INSTRUCTION ->
Repeat the span of the entries below that starts at the line with "Rebuild this chart" and ends at the line with "plt.rcParams['axes.unicode_minus'] = False", nothing more. Skip the pictures.

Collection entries
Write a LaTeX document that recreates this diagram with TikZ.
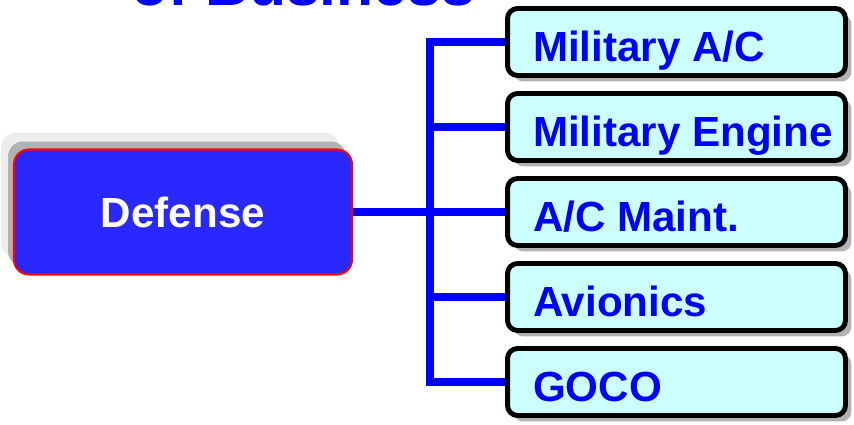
\documentclass[tikz,border=0pt]{standalone}
\usepackage{fontspec}
\setmainfont{Liberation Sans}
\usepackage{tikz}
\usetikzlibrary{shadows}

\definecolor{linkblue}{RGB}{0,0,255}
\definecolor{deffill}{RGB}{40,40,255}
\definecolor{subfill}{RGB}{204,255,255}

\begin{document}
\begin{tikzpicture}[x=0.02cm,y=0.02cm,
    defbox/.style={draw=red, line width=1.2pt, fill=deffill, rounded corners=0.3cm,
      minimum width=6.76cm, minimum height=2.5cm, text=white,
      font=\fontsize{24}{28}\selectfont\bfseries,
      drop shadow={shadow xshift=-0.26cm, shadow yshift=0.34cm, fill=black!7, opacity=1},
      drop shadow={shadow xshift=-0.12cm, shadow yshift=0.16cm, fill=black!30, opacity=1}},
    subbox/.style={draw=black, line width=2.8pt, fill=subfill, rounded corners=0.2cm,
      minimum width=6.76cm, minimum height=1.34cm, inner xsep=0.51cm, inner ysep=0pt,
      text=linkblue, text height=23pt, text depth=1.2pt,
      execute at begin node={\hbox to 5.74cm\bgroup\hbox to 0pt\bgroup},
      execute at end node={\hss\egroup\hfil\egroup},
      font=\fontsize{24}{28}\selectfont\bfseries,
      drop shadow={shadow xshift=0.12cm, shadow yshift=-0.12cm, fill=black!30, opacity=1}},
    link/.style={draw=linkblue, line width=4.2pt, line join=miter}]
  \path[use as bounding box, clip] (0,0) rectangle (854,425);

  % heading, cut off at the top
  \node[anchor=base west, inner sep=0pt, text=linkblue,
    font=\fontsize{34.5}{40}\selectfont\bfseries] (title) at (131,419) {of Business};

  \node[defbox] (def) at (183,213) {Defense};

  \node[subbox] (mac) at (676.5,383) {Military A/C};
  \node[subbox] (meng) at (676.5,298) {Military Engine};
  \node[subbox] (maint) at (676.5,213) {A/C Maint.};
  \node[subbox] (avio) at (676.5,128) {Avionics};
  \node[subbox] (goco) at (676.5,43) {GOCO};

  \coordinate (fork) at (430,213);

  % connectors
  \draw[link] (def.east) -- (maint.west);
  \draw[link] (mac.west) -| (fork |- goco.west) -- (goco.west);
  \draw[link] (fork |- meng.west) -- (meng.west);
  \draw[link] (fork |- avio.west) -- (avio.west);
\end{tikzpicture}
\end{document}
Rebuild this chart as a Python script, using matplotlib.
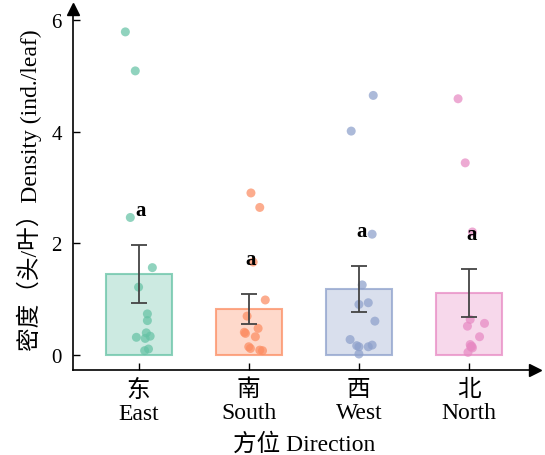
import numpy as np
import matplotlib
matplotlib.use('Agg')
import matplotlib.pyplot as plt

plt.rcParams['font.family'] = ['Liberation Serif', 'Noto Sans CJK SC']
plt.rcParams['axes.unicode_minus'] = False

# categories (Chinese + English)
groups_cn = ['东', '南', '西', '北']
groups_en = ['East', 'South', 'West', 'North']

# bar heights (mean) and standard errors
bar_means = [1.45, 0.82, 1.18, 1.11]
bar_se = [0.52, 0.27, 0.41, 0.43]
letters = ['a', 'a', 'a', 'a']

# individual observations per direction
east_vals = [5.79, 5.09, 2.46, 1.56, 1.21, 0.73, 0.61, 0.39, 0.33, 0.31, 0.29, 0.10, 0.07]
south_vals = [2.90, 2.64, 1.66, 0.98, 0.69, 0.47, 0.40, 0.38, 0.32, 0.14, 0.11, 0.08, 0.07]
west_vals = [4.65, 4.01, 2.16, 1.25, 0.93, 0.90, 0.60, 0.27, 0.17, 0.16, 0.14, 0.14, 0.01]
north_vals = [4.59, 3.44, 2.20, 0.63, 0.56, 0.51, 0.32, 0.18, 0.15, 0.14, 0.12, 0.04]

# horizontal jitter of each point as seen in the picture (category units)
east_jit = [-0.12, -0.03, -0.075, 0.125, 0.0, 0.08, 0.08, 0.07, 0.105, -0.02, 0.06, 0.09, 0.055]
south_jit = [0.02, 0.10, 0.04, 0.15, -0.015, 0.085, -0.04, -0.03, 0.06, 0.0, 0.015, 0.10, 0.125]
west_jit = [0.13, -0.07, 0.12, 0.03, 0.085, 0.0, 0.145, -0.08, 0.12, -0.02, 0.0, 0.085, 0.0]
north_jit = [-0.10, -0.035, 0.03, 0.01, 0.14, -0.015, 0.095, 0.01, 0.025, 0.015, 0.03, -0.01]

colors = ['#66c2a5', '#fc8d62', '#8da0cb', '#e78ac3']

fig = plt.figure(figsize=(5.45, 4.56), dpi=100)
ax = fig.add_axes([0.134, 0.186, 0.848, 0.792])

x = np.arange(len(groups_en))
all_vals = [east_vals, south_vals, west_vals, north_vals]
all_jit = [east_jit, south_jit, west_jit, north_jit]

for i in range(len(x)):
    ax.bar(x[i], bar_means[i], width=0.6, color=colors[i], alpha=0.33, zorder=1)
    ax.bar(x[i], bar_means[i], width=0.6, facecolor='none', edgecolor=colors[i],
           linewidth=1.5, alpha=0.75, zorder=2)
    ax.scatter(x[i] + np.array(all_jit[i]), all_vals[i], s=42, color=colors[i],
               alpha=0.72, edgecolors='none', zorder=3)
    ax.errorbar(x[i], bar_means[i], yerr=bar_se[i], fmt='none', ecolor='#444444',
                elinewidth=1.3, capsize=6, capthick=1.3, zorder=4)
    ax.text(x[i] + 0.02, bar_means[i] + bar_se[i] + 0.63, letters[i], ha='center',
            va='center', fontsize=15, fontweight='bold', zorder=5)

ax.set_xlim(-0.595, 3.6)
ax.set_ylim(-0.28, 6.2)
ax.set_yticks([0, 2, 4, 6])
ax.set_xticks(x)
ax.set_xticklabels([c + '\n' + e for c, e in zip(groups_cn, groups_en)], fontsize=17,
                   linespacing=1.15)
ax.tick_params(axis='y', labelsize=15, length=5, width=1, direction='in', pad=8)
ax.tick_params(axis='x', length=5, width=1, direction='in', pad=6)

ax.spines['top'].set_visible(False)
ax.spines['right'].set_visible(False)
ax.spines['left'].set_linewidth(1.2)
ax.spines['bottom'].set_linewidth(1.2)

# arrow heads on the axes
ax.plot(1, 0, '>k', markersize=8, transform=ax.transAxes, clip_on=False)
ax.plot(0, 1, '^k', markersize=8, transform=ax.transAxes, clip_on=False)

ax.set_ylabel('密度（头/叶）Density (ind./leaf)', fontsize=17, labelpad=7)
ax.set_xlabel('方位 Direction', fontsize=17, labelpad=6)

plt.savefig('out.png', dpi=100)
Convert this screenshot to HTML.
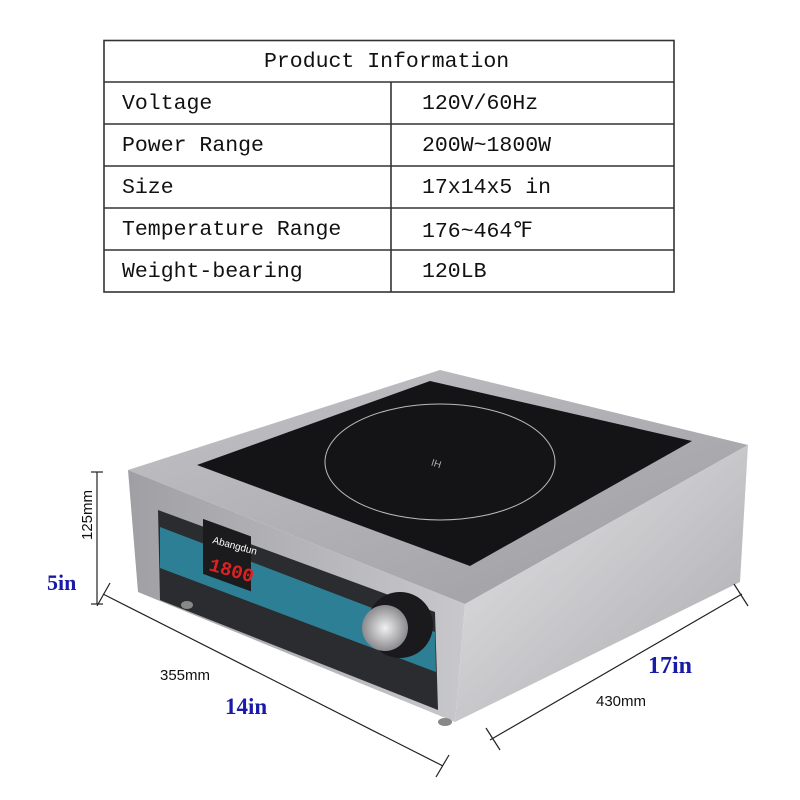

SOLUTION TO THE PROBLEM ->
Rebuild this chart as a Python script, using matplotlib.
import numpy as np
import matplotlib
matplotlib.use('Agg')
import matplotlib.pyplot as plt

plt.rcParams['font.family'] = ['Liberation Serif', 'Noto Sans CJK SC']
plt.rcParams['axes.unicode_minus'] = False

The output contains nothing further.